Considering the historical interconnection between Ethereum and Bitcoin, this difference in open interest trends shows that investors started favoring ETH instead of BTC due to recent news and speculations regarding the future of Ethereum.
A Look Into Ethereum and Bitcoin’s Real-world Applications
Bitcoin and Ethereum have always been seen as competitors in the market, but it’s worth noting that both of them have driven innovation in the crypto sector.
Bitcoin has seen massive growth in its use cases in the first quarter of last year, showing a heightened interest from developers. This growth has a lot to do with the Stacks blockchain that allows the creation of defi apps, smart contracts and NFTs on Bitcoin, making it more than just a store of value.
On top of it, Ordinals, which was launched in January 2023, further enhanced the use cases of Bitcoin by enabling information to be attached to satoshis via inscribing. This was a significant innovation that allowed for the development of Bitcoin-native NFTs, representing a major evolution in the functionality of Bitcoin.
Ethereum also shined in its own way, standing out as a frontrunner in enabling the creation of different defi platforms, Dapps, NFTs, and so on – all thanks to the capabilities of smart contracts.
While introducing Ordinals on the Bitcoin blockchain has represented a significant development, Ethereum is still the winner when it comes to the NFT sector.
Ethereum isn’t only the go-to platform for creating NFTs but also the backbone of DeFi, enabling different financial services, whether lending, trading, borrowing, and so on. Its diverse applications make Ethereum genuinely valuable, representing the most used blockchain when it comes to real-world asset tokenization.
Will Ethereum Succeed In Flipping Bitcoin In The Long Run
Bitcoin has long been considered digital gold, as it represents a secure store of value. Similarly, Ethereum is associated with digital oil, enabling different applications that go beyond financial transactions.

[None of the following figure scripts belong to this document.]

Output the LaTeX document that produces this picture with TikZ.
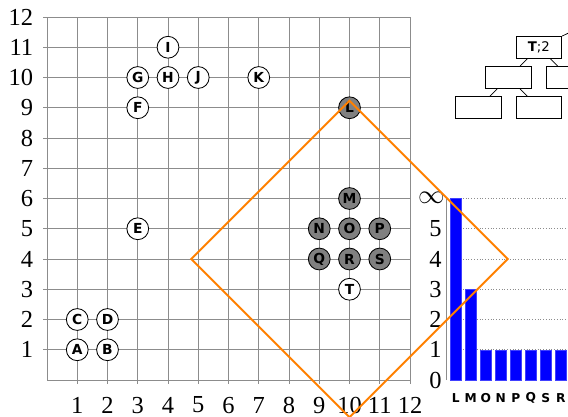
\documentclass[tikz,border=0pt]{standalone}
\usepackage{fontspec}
\setmainfont{Liberation Serif}
\newfontfamily\nodefont{DejaVu Sans}
\definecolor{dorange}{HTML}{FF8000}
\definecolor{gridgray}{HTML}{8C8C8C}
\begin{document}
\begin{tikzpicture}[
  gridline/.style={draw=gridgray, line width=0.8pt},
  dotline/.style={draw=gridgray, dotted, line width=0.6pt},
  vnode/.style={circle, draw=black, line width=0.8pt, fill=white, minimum size=0.72cm, inner sep=0pt, font=\nodefont\fontsize{13}{13}\selectfont\bfseries},
  gnode/.style={vnode, fill=black!50},
  ticklabel/.style={font=\fontsize{23}{23}\selectfont, inner sep=0pt},
  barstyle/.style={fill=blue, draw=blue!75!white, line width=0.4pt},
  barlabel/.style={font=\nodefont\fontsize{11.5}{11.5}\selectfont\bfseries, inner sep=0pt},
  treebox/.style={draw=black, fill=white, line width=0.7pt, minimum width=1.52cm, minimum height=0.73cm, inner sep=0pt, font=\nodefont\fontsize{12.5}{12.5}\selectfont},
  treeedge/.style={draw=black, line width=0.7pt},
  diamondline/.style={draw=dorange, line width=1.8pt, line join=miter}
]
\useasboundingbox (-1.554,-1.223) rectangle (17.223,12.562);

% main grid
\foreach \i in {1,...,12} {
  \draw[gridline] (\i,-0.13) -- (\i,12);
  \draw[gridline] (-0.13,\i) -- (12,\i);
}
\draw[gridline] (0,0) -- (12,0);
\draw[gridline] (0,0) -- (0,12);
\foreach \i in {1,...,12} {
  \node[ticklabel] (xl\i) at (\i,-0.83) {\i};
  \node[ticklabel, anchor=east] (yl\i) at (-0.45,\i) {\i};
}

% bar chart
\foreach \i in {1,...,6} {
  \draw[dotline] (13.75,\i) -- (17.3,\i);
}
\draw[gridline] (13.21,0) -- (13.21,6);
\foreach \i in {0,...,5} {
  \node[ticklabel, anchor=east] (bl\i) at (13.05,\i) {\i};
}
\node[ticklabel, anchor=east] (blinf) at (13.15,6.03) {$\infty$};
\foreach \l/\h [count=\k from 0] in {L/6,M/3,O/1,N/1,P/1,Q/1,S/1,R/1} {
  \fill[barstyle] (13.32+0.496*\k,0) rectangle ++(0.387,\h);
  \node[barlabel] (bar\l) at (13.5135+0.496*\k,-0.6) {\l};
}

% tree
\node[treebox] (T) at (16.26,11) {\textbf{T};2};
\node[treebox] (c1) at (15.26,10) {};
\node[treebox] (c2) at (17.26,10) {};
\node[treebox] (g1) at (14.26,9) {};
\node[treebox] (g2) at (16.26,9) {};
\coordinate (par) at (18.34,12);
\draw[treeedge] (T) -- (par);
\draw[treeedge] (T) -- (c1);
\draw[treeedge] (T) -- (c2);
\draw[treeedge] (c1) -- (g1);
\draw[treeedge] (c1) -- (g2);

% vertices
\node[vnode] (A) at (1,1) {A};
\node[vnode] (B) at (2,1) {B};
\node[vnode] (C) at (1,2) {C};
\node[vnode] (D) at (2,2) {D};
\node[vnode] (E) at (3,5) {E};
\node[vnode] (F) at (3,9) {F};
\node[vnode] (G) at (3,10) {G};
\node[vnode] (H) at (4,10) {H};
\node[vnode] (I) at (4,11) {I};
\node[vnode] (J) at (5,10) {J};
\node[vnode] (K) at (7,10) {K};
\node[gnode] (L) at (10,9) {L};
\node[gnode] (M) at (10,6) {M};
\node[gnode] (N) at (9,5) {N};
\node[gnode] (O) at (10,5) {O};
\node[gnode] (P) at (11,5) {P};
\node[gnode] (Q) at (9,4) {Q};
\node[gnode] (R) at (10,4) {R};
\node[gnode] (S) at (11,4) {S};
\node[vnode] (Tn) at (10,3) {T};

% diamond
\coordinate (dt) at (10,9.23);
\coordinate (dl) at (4.77,4);
\coordinate (db) at (10,-1.23);
\coordinate (dr) at (15.23,4);
\draw[diamondline] (dt) -- (dr) -- (db) -- (dl) -- cycle;
\end{tikzpicture}
\end{document}
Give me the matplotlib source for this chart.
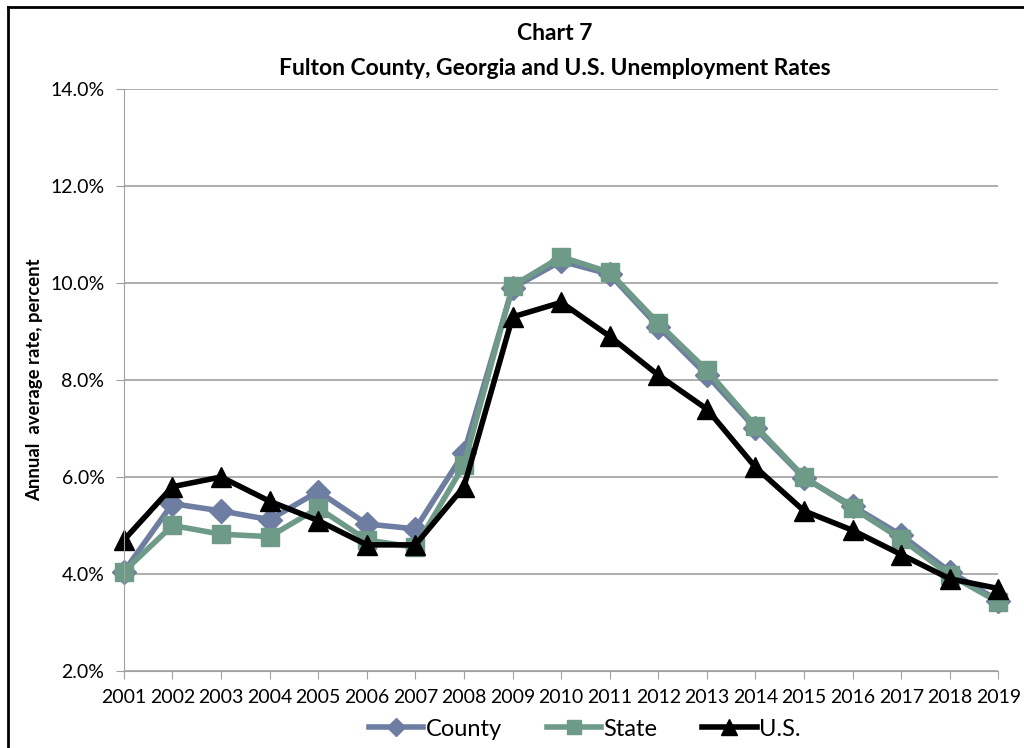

Given Ethereum’s role in running DeFi protocols and other similar applications, it could be easy to think that Ethereum has all the reasons to eclipse the value of Bitcoin in the near future. Still, such forecasts should be taken with a grain of salt.
Let us not forget the unpredictability of the crypto sector – although Ethereum seems to have received more interest than Bitcoin, that could easily change at any moment. Besides, Bitcoin is likely to keep maintaining its solid position in the market.
The most likely scenario is that both Ethereum and Bitcoin will continue to coexist in the crypto industry, just as they did all this time, serving unique purposes that contribute to a thriving ecosystem.
While there’s indeed potential for Ethereum to surpass Bitcoin in terms of market cap, it’s hard to believe that the latter will lose its relevance and resilience, given its broadening use cases and its status as digital gold.
The Chance of Flippening
Both Ethereum and Bitcoin have experienced significant growth over the years, and they are still the two most reliable digital assets in the entire crypto market.
And their evolution doesn’t seem to end anytime soon, as major upgrades are on the horizon, aiming to make the two assets even stronger. One may wonder which of the two cryptocurrencies may be a better buy, but the truth is that it all comes down to your individual needs and goals.
Looking ahead, both digital assets are likely to hit new milestones and take the crypto industry to new heights. It’s essential to watch Bitcoin and Ethereum closely to see how they will evolve and what new opportunities they will bring throughout their journey to redefine money in the digital age.